Monira Al Qadiri

The Craft

* 1983 in Dakar, SEN, lives and works in Beirut, LBN, and Berlin, GER
studied at the Tokyo University of the Arts, JPN

»Are we really ourselves?« is the question with which the Kuwaiti artist has her father, a diplomat in Dakar in 1982, question reality. The viewers sit next to him, drive in a Mercedes through the Senegalese streets, and become just as pensive as he while listening to the artist’s melancholy story. The music reminiscent of old science-fiction movies and the magnetic tape disturbances of old VHS cassettes give rise to a bizarre atmosphere of bygone days.
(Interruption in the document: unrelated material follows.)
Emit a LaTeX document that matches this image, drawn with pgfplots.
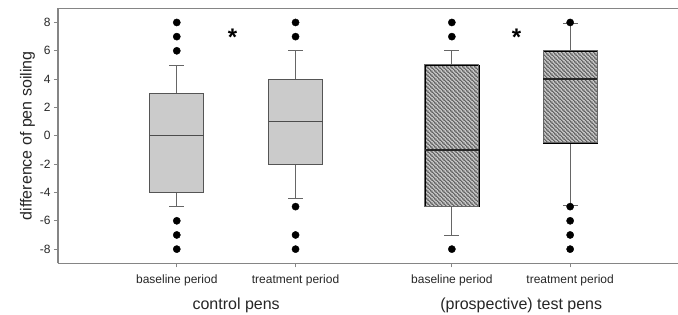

The starting point of The Craft is a dream of the five-year-old artist and her sister acted out in the film, in which the Kuwaiti embassy appears as a spaceship with a crew of aliens whose aim it is to bring humans into line under the guise of international diplomacy. The interior of the spaceship resembles an American diner and is the meeting place for aliens and diplomats. This symbolism of Americanization can also be found in the children’s drawings of burgers that in the video are superimposed with childhood photos of the artist, reflecting the Americanization of Kuwait with which Al Qadiri grew up. She finds the Gulf War of 1990 inhumane and blames it on the aliens. Her childlike, imaginative coming to terms with the war is revealed in drawings of destruction and soldiers she perceives as aliens with the eyes of a child. In thematic terms, the work references so-called Gulf Futurism that takes up and aesthetically translates the rapid ›modernization‹ of the region and the question of why certain models of the future were formulated based on the specific cultural and political development. By combining her own past with facts and fiction in The Craft, Al Qadiri creates a hyperreality in the frame of Gulf Futurism in which the boundaries between reality and virtuality are blurred. In the film, Al Qadiri, who is now an adult, meets the aliens in Beirut and learns that they have given up their plan. Yet the video ends with a long tracking shot through a brightly illuminated shopping street as one can find them all over the world nowadays. Has the bringing into line of humans succeeded or failed? What do our reality and future look like amidst opaque global networks and big data?